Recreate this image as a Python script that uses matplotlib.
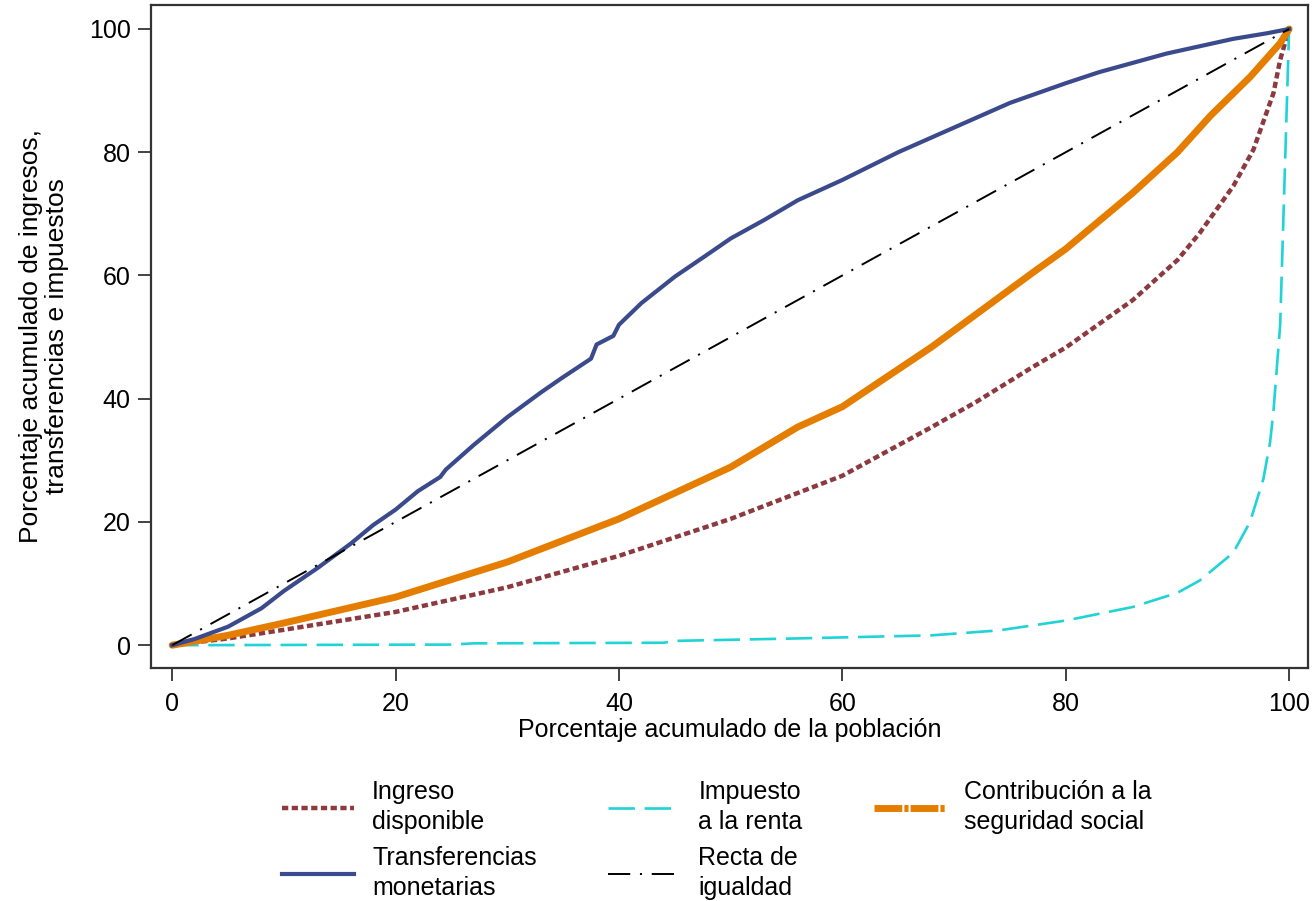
import numpy as np
import matplotlib
matplotlib.use("Agg")
import matplotlib.pyplot as plt
from matplotlib.lines import Line2D

plt.rcParams['font.family'] = ['Liberation Sans', 'DejaVu Sans']
plt.rcParams['lines.scale_dashes'] = False

# DATA
# Ingreso disponible
x_ingreso = [0, 5, 10, 20, 30, 40, 50, 56, 60, 68, 72, 77, 80, 86, 90, 92, 95, 96.8, 98.6, 99.2, 100]
y_ingreso = [0, 1.1, 2.5, 5.4, 9.4, 14.5, 20.5, 24.7, 27.5, 35.4, 39.5, 45.1, 48.3, 56, 62.5, 66.9, 74.5, 80.4, 89.6, 95, 100]

# Impuesto a la renta
x_impuesto = [0, 25, 27, 44, 45, 56, 68, 74, 80, 86, 90, 92, 95, 96.5, 97.7, 98.3, 98.6, 99.2, 99.5, 99.8, 100]
y_impuesto = [0, 0.1, 0.3, 0.4, 0.7, 1.1, 1.6, 2.4, 4, 6.2, 8.5, 10.5, 15, 20, 27, 33, 38, 52, 70, 88, 100]

# Contribucion a la seguridad social
x_contrib = [0, 5, 10, 20, 30, 40, 50, 56, 60, 68, 77, 80, 86, 90, 93, 96.5, 99.2, 100]
y_contrib = [0, 1.6, 3.6, 7.8, 13.5, 20.5, 28.9, 35.4, 38.7, 48.4, 60.4, 64.3, 73.4, 80, 86, 92.2, 97.7, 100]

# Transferencias monetarias
x_transf = [0, 2, 5, 8, 10, 13, 16, 18, 20, 22, 24, 24.5, 27, 30, 33, 35, 37.5, 38, 39.5, 40,
            42, 45, 48, 50, 53, 56, 60, 65, 70, 75, 80, 83, 86, 89, 92, 95, 98, 100]
y_transf = [0, 1, 3, 6, 8.8, 12.5, 16.5, 19.5, 22, 25, 27.3, 28.5, 32.5, 37, 41, 43.5, 46.5, 48.8, 50.2, 52,
            55.5, 59.8, 63.5, 66, 69, 72.2, 75.5, 80, 84, 88, 91.2, 93, 94.5, 96, 97.2, 98.4, 99.3, 100]

# Recta de igualdad
x_igualdad = [0, 100]
y_igualdad = [0, 100]

labels = ["Ingreso\ndisponible", "Impuesto\na la renta", "Contribución a la\nseguridad social",
          "Transferencias\nmonetarias", "Recta de\nigualdad"]

c_maroon = '#8c3a3f'
c_cyan = '#1fd3d6'
c_orange = '#e57e00'
c_navy = '#3a4a8c'
FS = 18

fig = plt.figure(figsize=(13.16, 9.01), dpi=100)
ax = fig.add_axes([0.1147, 0.2586, 0.8793, 0.7359])

l_ing, = ax.plot(x_ingreso, y_ingreso, color=c_maroon, lw=3.2, dashes=(4.5, 2.5), zorder=2)
l_imp, = ax.plot(x_impuesto, y_impuesto, color=c_cyan, lw=1.9, dashes=(19, 7), zorder=2)
l_con, = ax.plot(x_contrib, y_contrib, color=c_orange, lw=5, solid_capstyle='round', zorder=3)
l_tra, = ax.plot(x_transf, y_transf, color=c_navy, lw=3, zorder=4)
l_igu, = ax.plot(x_igualdad, y_igualdad, color='black', lw=1.4, dashes=(16, 7, 1.5, 7), zorder=5)

ax.set_xlim(-1.9, 101.7)
ax.set_ylim(-3.7, 103.9)
ax.set_xticks([0, 20, 40, 60, 80, 100])
ax.set_yticks([0, 20, 40, 60, 80, 100])
ax.tick_params(axis='both', direction='out', length=9.5, width=1.3, labelsize=FS,
               color='#333333', pad=5)
ax.tick_params(axis='x', pad=8)
for s in ax.spines.values():
    s.set_color('#333333')
    s.set_linewidth(1.6)

ax.set_xlabel("Porcentaje acumulado de la población", fontsize=FS, labelpad=1)
ax.set_ylabel("Porcentaje acumulado de ingresos,\ntransferencias e impuestos", fontsize=19,
              linespacing=1.1)
ax.yaxis.set_label_coords(-0.071, 0.5)

# legend handle for orange uses its long-dash / dot pattern
h_con = Line2D([], [], color=c_orange, lw=5, dashes=(20, 1.5, 3, 1.5))
handles = [l_ing, l_tra, l_imp, l_igu, h_con]
leg_labels = [labels[0], labels[3], labels[1], labels[4], labels[2]]
leg = fig.legend(handles, leg_labels, loc='upper left', bbox_to_anchor=(0.214, 0.134), ncol=3,
                 frameon=False, fontsize=FS, handlelength=2.9, handletextpad=0.72,
                 columnspacing=2.85, labelspacing=0.5, borderpad=0, borderaxespad=0)
for t in leg.get_texts():
    t.set_linespacing(1.3)

fig.savefig("out.png", dpi=100)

--*--

→ **WHAT YOU ARE ASKED TO DO**: Everything from the first line to the line with "plt.rcParams['lines.scale_dashes'] = False" must be repeated exactly, and nothing else. Leave the pictures out.

→ **IN RESPONSE**:
Recreate this image as a Python script that uses matplotlib.
import numpy as np
import matplotlib
matplotlib.use("Agg")
import matplotlib.pyplot as plt
from matplotlib.lines import Line2D

plt.rcParams['font.family'] = ['Liberation Sans', 'DejaVu Sans']
plt.rcParams['lines.scale_dashes'] = False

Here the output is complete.